承平(しょうへい)五年(九三五)に起き、天慶(てんぎょう)三年(九四〇)に終わった平将門の叛乱は、その後の関東の歴史に大きな影響を与えた。将門は桓武(かんむ)天皇の曽孫で、平姓を下賜され臣籍にくだった平高望(たかもち)の孫である。高望は下総介(しもうさのすけ)となって任国に赴き土着した。高望の諸子は、常陸や下総などの国司と武官をつとめ、諸所に土着して繁栄していった。


平氏略系図

 将門は鎮守府将軍良持の子で、下総豊田郡に本拠があり、猿島(さしま)・相馬(そうま)郡にも所領をもっていた。若いころ京都に上り、摂政藤原忠平の家人となり、都での栄達を図ったが志を果たさず、故郷に帰って所領の経営に専念したらしい。承平(しょうへい)五年(九三五)、将門は父の遺領問題の紛争から伯父国香(くにか)や前常陸大掾源護(だいじょうみなもとまもる)の三子と戦って殺し、筑波(つくば)・真壁(まかべ)・新治(にいはり)三郡の「伴類の舎宅五百余家」(『将門記』)を焼打ちした。また伯父吉兼(よしかね)とは、七年前の延長五年(九二七)から「女論」(結婚問題か)で対立していた。将門の乱は、こうした一族内の対立から起きたのである。

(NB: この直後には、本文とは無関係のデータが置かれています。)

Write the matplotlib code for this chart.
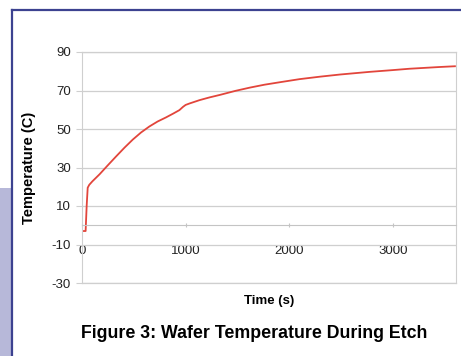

 合戦は将門と良兼・貞盛・良正(いずれも源護のむこ)との間に、常陸・下総・下野(しもつけ)で戦われた。その間、たがいに政府に訴えたり、将門が京都に召喚されたりしたが、政府の対策は非常にあいまいであった。要するに天慶元年(九三八)までの情勢は、政府にとっては地方土豪の争いにすぎなかったのである。ところが数度の合戦に打ち勝って将門の威勢が高まると、もともと国衙に対して対抗的な土豪たちが将門に期待するようになった。こうして二つの事件が起きた。一つは武蔵の国司と足立郡司武蔵武芝との対立に将門が介入したことであり、また一つは、常陸介藤原維幾(これちか)に反抗した藤原玄明(はるあき)を保護した事件である。

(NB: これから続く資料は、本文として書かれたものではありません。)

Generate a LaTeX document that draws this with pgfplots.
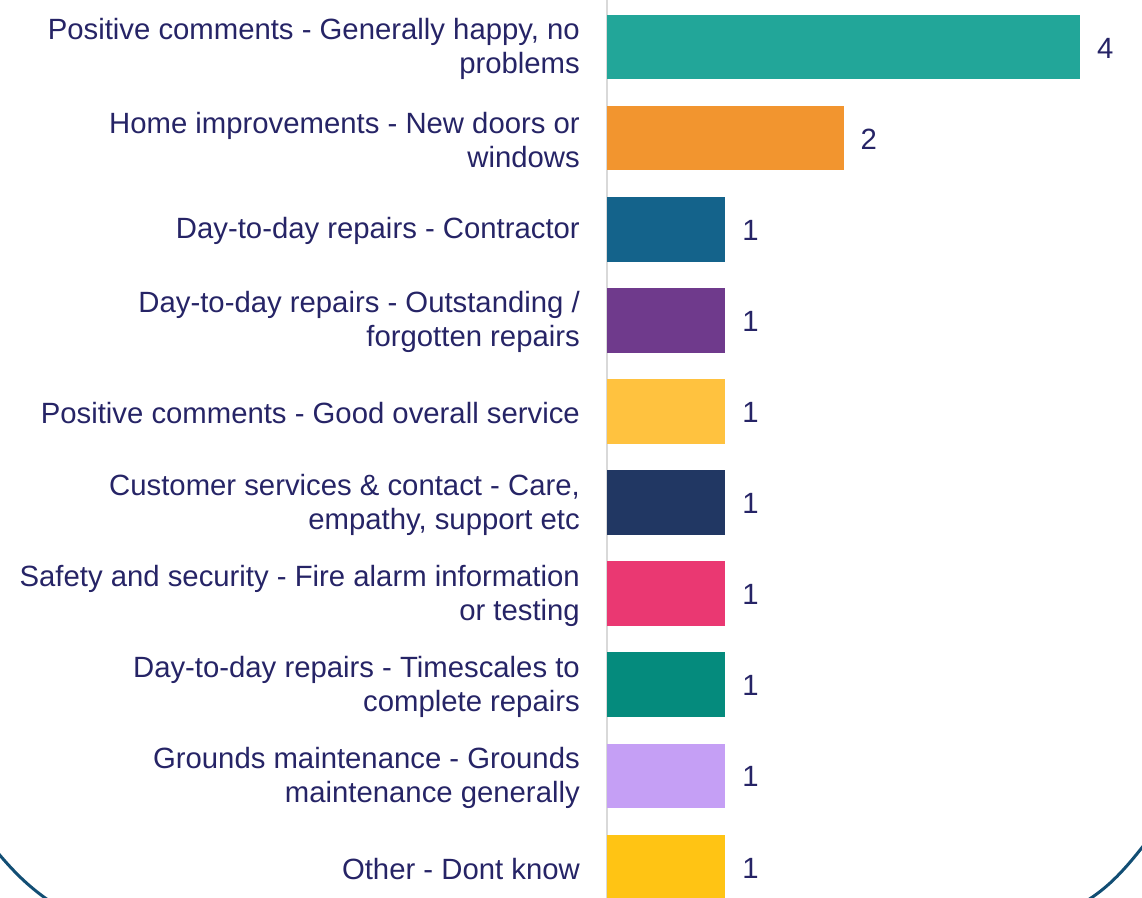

 武蔵武芝は、奈良時代の武蔵国造丈部直不破麿(くにのみやつこはせべのあたえふわまろ)、平安時代初頭の足立郡司武蔵宿袮弟総(すくねおとふさ)の子孫であったらしく(『府中市史』第二編第九章)、国造の系譜をひく地方名家であり、足立郡司であると同時に判官代という国衙の官人であった。将門の乱終束直後の成立と考えられている『将門記』は、武芝を「治(ち)郡の名すこぶる国内に聴(きこ)え、撫育(ぶいく)の方あまねく民家にあり」と農民の保護にあつい能治の郡司にえがいている。

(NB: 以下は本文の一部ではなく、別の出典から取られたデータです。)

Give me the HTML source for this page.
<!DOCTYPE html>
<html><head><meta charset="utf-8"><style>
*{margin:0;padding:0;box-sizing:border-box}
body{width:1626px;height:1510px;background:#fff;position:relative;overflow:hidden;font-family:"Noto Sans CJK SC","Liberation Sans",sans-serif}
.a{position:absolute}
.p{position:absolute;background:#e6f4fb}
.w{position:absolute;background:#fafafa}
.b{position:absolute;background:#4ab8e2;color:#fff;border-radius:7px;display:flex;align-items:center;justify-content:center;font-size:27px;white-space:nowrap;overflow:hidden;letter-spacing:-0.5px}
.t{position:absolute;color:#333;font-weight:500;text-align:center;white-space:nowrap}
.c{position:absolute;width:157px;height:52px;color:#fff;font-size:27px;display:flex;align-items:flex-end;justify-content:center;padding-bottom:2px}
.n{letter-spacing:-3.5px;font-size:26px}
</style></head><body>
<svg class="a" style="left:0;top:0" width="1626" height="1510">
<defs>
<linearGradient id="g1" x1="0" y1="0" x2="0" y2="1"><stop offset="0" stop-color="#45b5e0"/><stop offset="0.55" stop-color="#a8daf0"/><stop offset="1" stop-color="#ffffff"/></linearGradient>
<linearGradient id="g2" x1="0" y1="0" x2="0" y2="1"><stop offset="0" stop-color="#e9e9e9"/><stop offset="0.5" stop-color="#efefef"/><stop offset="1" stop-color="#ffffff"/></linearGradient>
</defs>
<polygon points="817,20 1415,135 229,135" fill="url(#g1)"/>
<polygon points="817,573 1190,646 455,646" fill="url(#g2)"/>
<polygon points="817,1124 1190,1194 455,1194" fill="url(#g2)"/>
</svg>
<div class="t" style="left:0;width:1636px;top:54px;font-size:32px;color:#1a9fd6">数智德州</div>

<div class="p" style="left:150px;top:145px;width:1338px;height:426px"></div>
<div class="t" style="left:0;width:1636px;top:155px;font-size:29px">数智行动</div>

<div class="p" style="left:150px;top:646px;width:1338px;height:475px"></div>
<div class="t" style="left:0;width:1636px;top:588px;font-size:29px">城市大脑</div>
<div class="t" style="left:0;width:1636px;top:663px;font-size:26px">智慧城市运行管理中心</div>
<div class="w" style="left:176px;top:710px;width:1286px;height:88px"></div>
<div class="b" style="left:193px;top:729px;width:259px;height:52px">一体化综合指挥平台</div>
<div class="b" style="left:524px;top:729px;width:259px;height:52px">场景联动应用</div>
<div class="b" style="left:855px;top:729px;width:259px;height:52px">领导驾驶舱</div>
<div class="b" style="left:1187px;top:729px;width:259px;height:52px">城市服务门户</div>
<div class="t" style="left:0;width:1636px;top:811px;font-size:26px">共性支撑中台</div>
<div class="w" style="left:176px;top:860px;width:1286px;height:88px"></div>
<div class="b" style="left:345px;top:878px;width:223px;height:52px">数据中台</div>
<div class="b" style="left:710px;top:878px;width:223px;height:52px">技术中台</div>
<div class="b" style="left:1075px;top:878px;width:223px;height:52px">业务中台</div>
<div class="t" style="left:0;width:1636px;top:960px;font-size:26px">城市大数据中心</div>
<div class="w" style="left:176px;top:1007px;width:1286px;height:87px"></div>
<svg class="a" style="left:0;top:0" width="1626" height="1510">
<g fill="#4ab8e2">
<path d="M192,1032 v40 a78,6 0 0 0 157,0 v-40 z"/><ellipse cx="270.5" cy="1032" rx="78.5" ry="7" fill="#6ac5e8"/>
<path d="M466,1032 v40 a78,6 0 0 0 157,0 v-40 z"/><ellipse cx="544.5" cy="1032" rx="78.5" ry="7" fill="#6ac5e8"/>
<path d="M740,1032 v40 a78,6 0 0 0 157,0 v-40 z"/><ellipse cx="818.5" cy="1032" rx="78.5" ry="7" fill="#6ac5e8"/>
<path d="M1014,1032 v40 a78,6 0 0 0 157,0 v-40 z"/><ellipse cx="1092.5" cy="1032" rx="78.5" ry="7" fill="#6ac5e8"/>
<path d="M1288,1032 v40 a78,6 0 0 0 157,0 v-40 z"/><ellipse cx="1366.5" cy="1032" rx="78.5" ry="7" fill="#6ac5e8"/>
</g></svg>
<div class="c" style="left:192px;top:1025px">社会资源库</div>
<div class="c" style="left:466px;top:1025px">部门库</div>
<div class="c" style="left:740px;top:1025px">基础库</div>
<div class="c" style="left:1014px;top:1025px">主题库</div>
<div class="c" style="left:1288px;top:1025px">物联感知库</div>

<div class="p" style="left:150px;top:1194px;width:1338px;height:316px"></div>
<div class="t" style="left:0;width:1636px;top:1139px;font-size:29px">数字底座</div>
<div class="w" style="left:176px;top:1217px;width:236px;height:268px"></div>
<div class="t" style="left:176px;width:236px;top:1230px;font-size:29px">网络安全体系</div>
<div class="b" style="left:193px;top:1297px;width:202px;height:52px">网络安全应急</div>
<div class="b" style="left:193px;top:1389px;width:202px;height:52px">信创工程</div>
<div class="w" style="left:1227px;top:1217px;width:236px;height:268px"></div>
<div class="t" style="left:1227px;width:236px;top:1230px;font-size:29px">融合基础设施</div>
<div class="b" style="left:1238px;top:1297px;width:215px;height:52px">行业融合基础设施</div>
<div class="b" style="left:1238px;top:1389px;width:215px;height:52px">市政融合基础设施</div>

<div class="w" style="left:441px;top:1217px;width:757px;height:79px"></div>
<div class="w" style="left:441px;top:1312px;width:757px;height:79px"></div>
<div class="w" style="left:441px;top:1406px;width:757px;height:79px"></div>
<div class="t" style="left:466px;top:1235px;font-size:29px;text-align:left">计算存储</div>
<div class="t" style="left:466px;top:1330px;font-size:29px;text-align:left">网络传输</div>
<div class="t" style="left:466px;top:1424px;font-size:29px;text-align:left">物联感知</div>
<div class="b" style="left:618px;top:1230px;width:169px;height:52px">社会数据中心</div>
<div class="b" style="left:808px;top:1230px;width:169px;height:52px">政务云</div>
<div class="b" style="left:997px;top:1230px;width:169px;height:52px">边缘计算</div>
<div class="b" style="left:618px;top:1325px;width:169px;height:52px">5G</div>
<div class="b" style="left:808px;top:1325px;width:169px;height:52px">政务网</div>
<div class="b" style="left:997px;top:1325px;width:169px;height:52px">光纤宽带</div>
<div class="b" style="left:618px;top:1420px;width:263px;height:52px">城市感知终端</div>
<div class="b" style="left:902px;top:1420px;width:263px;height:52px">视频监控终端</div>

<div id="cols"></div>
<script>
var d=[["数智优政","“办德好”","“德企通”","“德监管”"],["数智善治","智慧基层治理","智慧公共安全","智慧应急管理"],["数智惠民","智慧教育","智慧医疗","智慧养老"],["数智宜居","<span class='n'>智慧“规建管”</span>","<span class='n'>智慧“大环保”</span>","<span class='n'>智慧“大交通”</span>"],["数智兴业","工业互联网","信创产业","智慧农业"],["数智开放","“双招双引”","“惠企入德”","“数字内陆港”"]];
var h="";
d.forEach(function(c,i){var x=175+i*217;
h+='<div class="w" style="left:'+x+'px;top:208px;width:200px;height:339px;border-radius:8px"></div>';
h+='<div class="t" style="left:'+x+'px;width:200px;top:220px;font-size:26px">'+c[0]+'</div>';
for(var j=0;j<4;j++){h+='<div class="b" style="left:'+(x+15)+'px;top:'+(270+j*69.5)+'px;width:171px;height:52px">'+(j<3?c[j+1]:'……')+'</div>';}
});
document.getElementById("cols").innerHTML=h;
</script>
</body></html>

 天慶元年(九三八)、武蔵権守の興代(おきよ)王と介(すけ)(国の次官)の源経基(つねもと)が武芝の管内を巡視しようとしたところ、武芝は正任の武蔵守着任以前の巡視は前例に背くと抗議した。興世王らは武芝の無礼を怒り、軍勢を率いて「武芝の所々の舎宅、縁辺の民家に襲い来り、底を掃いて捜し取り、遺(のこ)る所の舎宅を検封して棄て去る」という実力を行使した。武芝は山野に身をかくした。事件を聞いた将門は、おそらく持前の義侠心を発揮して「かれこれの乱を鎮めんがため」に武蔵の国府(現在の東京都府中市)にのりこんだ。将門の威勢を恐れてか、興世王と武芝の和解がなって酒宴のさいちゅう、武芝の兵が経基を囲む形となり、驚いた経基は京都に逃げかえって将門謀叛といういつわりの密告をした。興世王は新任の武蔵守百済貞連(くだらさだつら)に排斥され、将門のもとに身をよせた。こうして将門の意思にかかわりなく、経基の密告を裏づける情勢になった。

 そのころ、常陸国に藤原玄明(はるあき)という「国の乱人(らんじん)」で「民の毒害をなす」人物がいた。かれは大規模な農業経営をいとなみながら租税を国庫に納めず、国使の催促に反抗した。常陸介藤原維幾が玄明を逮捕しようとしたところ、玄明は行方(なめかた)・河内両郡の穀倉から米穀を略奪して将門のふところに逃げこんだ。玄明の行為は明らかに犯罪であった。しかし将門は玄明を保護した。事件は常陸の国衙と将門の対立に発展したのである。

 天慶二年(九三九)十一月、将門は玄明を保護していることを弁明すると称して、千余の軍勢を率いて常陸国府(茨城県石岡市)に向かい、国軍三千人を打ちやぶり、国府になだれこんで、維幾から国司の象徴である印鎰(いんいつ)(国印と鍵)を奪い維幾を追放した。

 この戦闘が将門の乱の決定的な転機となった。平氏一族間の私闘が、国家に対する叛乱に変わったのである。国府制圧のとき、将門は興世王に「一国を取っても罪は重い。それならば、いっそのこと坂東を制してしまえ」とそそのかされ、将門も皇胤を理由に坂東八ヵ国支配の正当性を確信して、同年十二月下野・上野を押え、上野国府で巫子(みこ)の神託によって「新皇」に即位した。ついで将門は弟や主立った同志を関東諸国の国司に任命し、武蔵・相模にまで巡視して国府の役人を掌握した。将門の夢、関東の地に独立の小国家を樹立するという夢が、いま現実のものになろうとした。